= DIRECTIONS FOR THIS TASK =
Data follows below. Repeat exactly the lines between the line holding "Reproduce this chart with matplotlib." and the line holding "from matplotlib.patches import FancyBboxPatch", inclusive, and nothing more; drop pictures.
=== RECORDS FOR PROCESSING ===
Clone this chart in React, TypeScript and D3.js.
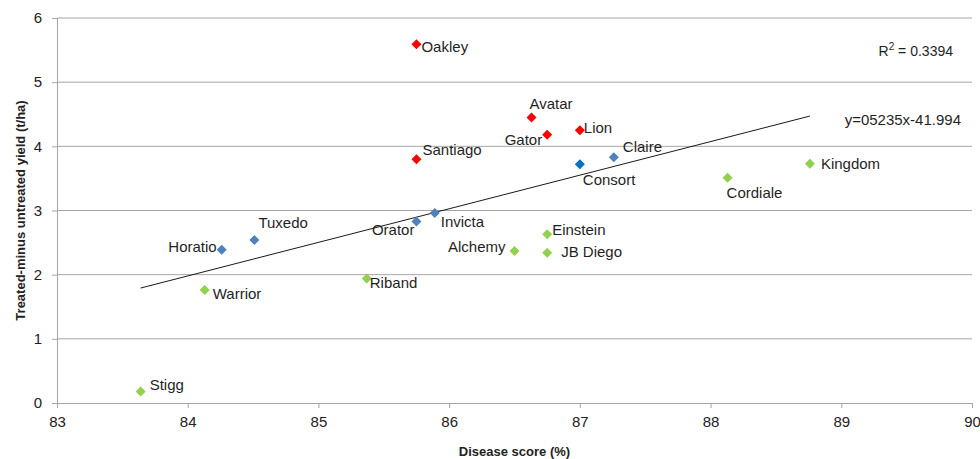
import { useEffect, useRef } from 'react';
import * as d3 from 'd3';

// varieties, disease score (%) and treated-minus-untreated yield (t/ha)
const names = [
  'Oakley', 'Avatar', 'Gator', 'Lion', 'Santiago',
  'Consort', 'Claire', 'Invicta', 'Orator', 'Horatio', 'Tuxedo',
  'Einstein', 'Alchemy', 'JB Diego', 'Riband', 'Warrior', 'Stigg', 'Cordiale', 'Kingdom',
];
const diseaseScore = [
  85.75, 86.63, 86.75, 87.0, 85.75,
  87.0, 87.26, 85.89, 85.75, 84.26, 84.51,
  86.75, 86.5, 86.75, 85.37, 84.13, 83.64, 88.13, 88.76,
];
const yieldDiff = [
  5.59, 4.45, 4.18, 4.25, 3.8,
  3.72, 3.83, 2.96, 2.83, 2.39, 2.54,
  2.63, 2.37, 2.34, 1.94, 1.76, 0.18, 3.51, 3.73,
];
const groups = [
  'red', 'red', 'red', 'red', 'red',
  'navy', 'blue', 'blue', 'blue', 'blue', 'blue',
  'green', 'green', 'green', 'green', 'green', 'green', 'green', 'green',
];

const xTicks = [83, 84, 85, 86, 87, 88, 89, 90];
const yTicks = [0, 1, 2, 3, 4, 5, 6];

// linear trend as printed on the chart
const slope = 0.5235;
const intercept = -41.994;

const COLORS: Record<string, string> = {
  red: '#ff0000',
  navy: '#0070c0',
  blue: '#4f81bd',
  green: '#92d050',
};

// label placement around each marker: [dx, dy, anchor]
const LABEL_POS: Record<string, [number, number, string]> = {
  Oakley: [5, 2, 'start'],
  Avatar: [-2, -14, 'start'],
  Gator: [-5, 5, 'end'],
  Lion: [4, -3, 'start'],
  Santiago: [6, -10, 'start'],
  Consort: [3, 15, 'start'],
  Claire: [9, -11, 'start'],
  Invicta: [6, 8, 'start'],
  Orator: [-2, 8, 'end'],
  Horatio: [-5, -3, 'end'],
  Tuxedo: [4, -18, 'start'],
  Einstein: [5, -5, 'start'],
  Alchemy: [-9, -4, 'end'],
  'JB Diego': [14, -1, 'start'],
  Riband: [3, 4, 'start'],
  Warrior: [8, 3, 'start'],
  Stigg: [9, -7, 'start'],
  Cordiale: [-1, 15, 'start'],
  Kingdom: [11, 0, 'start'],
};

const FONT = '"Liberation Sans", Arial, sans-serif';

export default function App() {
  const svgRef = useRef<SVGSVGElement>(null);

  useEffect(() => {
    if (!svgRef.current) return;
    const svg = d3.select(svgRef.current);
    svg.selectAll('*').remove();

    const width = 980;
    const height = 459;
    const margin = { left: 57, right: 8, top: 18, bottom: 56 };

    const x = d3.scaleLinear().domain([83, 90]).range([margin.left, width - margin.right]);
    const y = d3.scaleLinear().domain([0, 6]).range([height - margin.bottom, margin.top]);

    svg.attr('width', width).attr('height', height).style('font-family', FONT);

    // gridlines
    svg
      .append('g')
      .selectAll('line')
      .data(yTicks.filter((t) => t > 0))
      .enter()
      .append('line')
      .attr('x1', x(83))
      .attr('x2', x(90))
      .attr('y1', (d) => y(d))
      .attr('y2', (d) => y(d))
      .attr('stroke', '#a6a6a6')
      .attr('stroke-width', 1);

    // x axis
    const xAxis = svg
      .append('g')
      .attr('transform', `translate(0,${y(0)})`)
      .call(d3.axisBottom(x).tickValues(xTicks).tickSize(5).tickPadding(8).tickFormat(d3.format('d')));
    xAxis.select('.domain').attr('stroke', '#a6a6a6');
    xAxis.selectAll('.tick line').attr('stroke', '#a6a6a6');
    xAxis.selectAll('.tick text').attr('fill', '#222').style('font-size', '15px').style('font-family', FONT);

    // y axis
    const yAxis = svg
      .append('g')
      .attr('transform', `translate(${x(83)},0)`)
      .call(d3.axisLeft(y).tickValues(yTicks).tickSize(5).tickPadding(10).tickFormat(d3.format('d')));
    yAxis.select('.domain').attr('stroke', '#a6a6a6');
    yAxis.selectAll('.tick line').attr('stroke', '#a6a6a6');
    yAxis.selectAll('.tick text').attr('fill', '#222').style('font-size', '15px').style('font-family', FONT);

    // trend line
    const xs = d3.extent(diseaseScore) as [number, number];
    const line = d3
      .line<number>()
      .x((d) => x(d))
      .y((d) => y(slope * d + intercept));
    svg
      .append('path')
      .attr('d', line(xs))
      .attr('fill', 'none')
      .attr('stroke', '#1a1a1a')
      .attr('stroke-width', 1);

    const data = names.map((name, i) => ({
      name,
      score: diseaseScore[i],
      value: yieldDiff[i],
      group: groups[i],
    }));

    // markers
    const diamond = d3.symbol().type(d3.symbolDiamond2).size(64);
    svg
      .append('g')
      .selectAll('path')
      .data(data)
      .enter()
      .append('path')
      .attr('d', diamond)
      .attr('transform', (d) => `translate(${x(d.score)},${y(d.value)})`)
      .attr('fill', (d) => COLORS[d.group]);

    // labels
    svg
      .append('g')
      .selectAll('text')
      .data(data)
      .enter()
      .append('text')
      .attr('x', (d) => x(d.score) + LABEL_POS[d.name][0])
      .attr('y', (d) => y(d.value) + LABEL_POS[d.name][1])
      .attr('text-anchor', (d) => LABEL_POS[d.name][2])
      .attr('dominant-baseline', 'central')
      .attr('fill', '#1f1f1f')
      .style('font-size', '15px')
      .text((d) => d.name);

    // annotations
    svg
      .append('text')
      .attr('x', 953)
      .attr('y', 51)
      .attr('text-anchor', 'end')
      .attr('dominant-baseline', 'central')
      .attr('fill', '#1f1f1f')
      .style('font-size', '14px')
      .html('R<tspan dy="-5" font-size="10px">2</tspan><tspan dy="5"> = 0.3394</tspan>');

    svg
      .append('text')
      .attr('x', 961)
      .attr('y', 119)
      .attr('text-anchor', 'end')
      .attr('dominant-baseline', 'central')
      .attr('fill', '#1f1f1f')
      .style('font-size', '15px')
      .text('y=05235x-41.994');

    // axis titles
    svg
      .append('text')
      .attr('x', x(86.5))
      .attr('y', 451)
      .attr('text-anchor', 'middle')
      .attr('dominant-baseline', 'central')
      .attr('fill', '#222')
      .style('font-size', '13px')
      .style('font-weight', 'bold')
      .text('Disease score (%)');

    svg
      .append('text')
      .attr('transform', `translate(20,${(y(0) + y(6)) / 2}) rotate(-90)`)
      .attr('text-anchor', 'middle')
      .attr('dominant-baseline', 'central')
      .attr('fill', '#222')
      .style('font-size', '13px')
      .style('font-weight', 'bold')
      .text('Treated-minus untreated yield (t/ha)');
  }, []);

  return (
    <div style={{ position: 'absolute', left: 0, top: 0, background: '#fff' }}>
      <svg ref={svgRef}></svg>
    </div>
  );
}
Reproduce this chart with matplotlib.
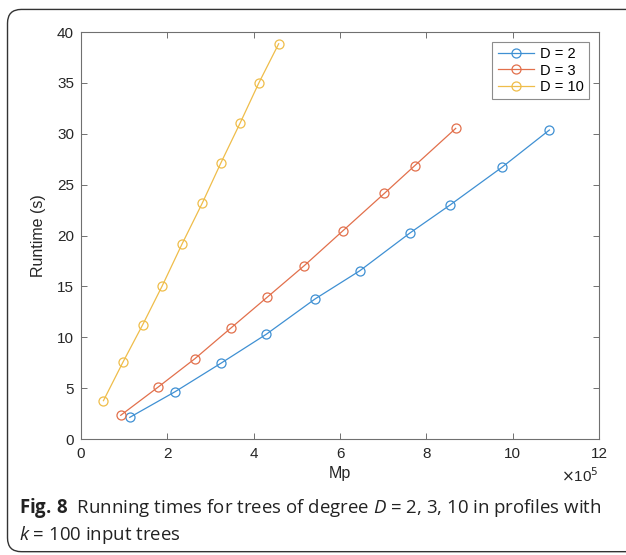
import matplotlib
matplotlib.use("Agg")
import matplotlib.pyplot as plt
from matplotlib.patches import FancyBboxPatch

# values (x in units of 1e5)
mp_d2 = [1.13, 2.18, 3.25, 4.29, 5.42, 6.46, 7.63, 8.55, 9.75, 10.85]
rt_d2 = [2.13, 4.65, 7.47, 10.29, 13.76, 16.54, 20.28, 23.0, 26.7, 30.37]
mp_d3 = [0.92, 1.78, 2.64, 3.47, 4.32, 5.17, 6.06, 7.03, 7.73, 8.68]
rt_d3 = [2.33, 5.08, 7.9, 10.9, 13.96, 17.03, 20.44, 24.15, 26.86, 30.53]
mp_d10 = [0.52, 0.97, 1.43, 1.88, 2.34, 2.81, 3.24, 3.69, 4.12, 4.58]
rt_d10 = [3.77, 7.54, 11.24, 15.04, 19.16, 23.19, 27.13, 31.09, 35.0, 38.85]

labels = ["D = 2", "D = 3", "D = 10"]
colors = ["#3f90d3", "#e2704c", "#efbd4a"]

plt.rcParams['font.family'] = ['Liberation Sans', 'DejaVu Sans']
plt.rcParams['mathtext.fontset'] = 'custom'
plt.rcParams['mathtext.rm'] = 'Open Sans'
plt.rcParams['mathtext.it'] = 'Open Sans:italic'
plt.rcParams['mathtext.bf'] = 'Open Sans:bold'

fig = plt.figure(figsize=(6.26, 5.55), dpi=100)
ax = fig.add_axes([0.1294, 0.209, 0.8275, 0.7333])

series = [(mp_d2, rt_d2), (mp_d3, rt_d3), (mp_d10, rt_d10)]
for (xs, ys), lab, c in zip(series, labels, colors):
    ax.plot([v * 1e5 for v in xs], ys, '-o', color=c, lw=0.9, ms=6.5,
            mfc='none', mec=c, mew=0.9, label=lab)

ax.set_xlim(0, 12e5)
ax.set_ylim(0, 40)
ax.set_xticks([i * 2e5 for i in range(7)])
ax.set_xticklabels([str(i * 2) for i in range(7)])
ax.set_yticks(range(0, 41, 5))
ax.tick_params(direction='in', top=True, right=True, length=4, width=0.7,
               colors='#707070', labelcolor='#262626', labelsize=11)
ax.tick_params(axis='x', pad=6)
ax.tick_params(axis='y', pad=5)
for s in ax.spines.values():
    s.set_color('#707070')
    s.set_linewidth(0.8)

ax.set_xlabel('Mp', fontsize=11.5, color='#262626', labelpad=3)
ax.set_ylabel('Runtime (s)', fontsize=11.5, color='#262626', labelpad=8)
ax.text(1.0, -0.091, r'$\times$10$^{5}$', transform=ax.transAxes, ha='right',
        va='center', fontsize=11, color='#262626', family='Liberation Sans',
        math_fontfamily='dejavusans')

leg = ax.legend(loc='upper right', fontsize=10.5, frameon=True, fancybox=False,
                edgecolor='#707070', borderpad=0.35, handlelength=2.5,
                labelspacing=0.15, handletextpad=0.4, borderaxespad=0.7)
leg.get_frame().set_linewidth(0.8)

# caption
fig.text(0.031, 0.0757, r"$\mathbf{Fig.\,8}$  Running times for trees of degree $D$ = 2, 3, 10 in profiles with",
         fontsize=13.4, family='Open Sans', color='#222222', va='baseline')
fig.text(0.031, 0.027, r"$k$ = 100 input trees", fontsize=13.4, family='Open Sans',
         color='#222222', va='baseline')

# rounded border around the figure, open to the right edge
border = FancyBboxPatch((0.012, 0.006), 1.1, 0.977, transform=fig.transFigure,
                        boxstyle='round,pad=0,rounding_size=0.022',
                        fill=False, edgecolor='#333333', lw=1.0,
                        mutation_aspect=626 / 555)
fig.patches.append(border)

fig.savefig('out.png', dpi=100)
===
= OUTPUT =
Reproduce this chart with matplotlib.
import matplotlib
matplotlib.use("Agg")
import matplotlib.pyplot as plt
from matplotlib.patches import FancyBboxPatch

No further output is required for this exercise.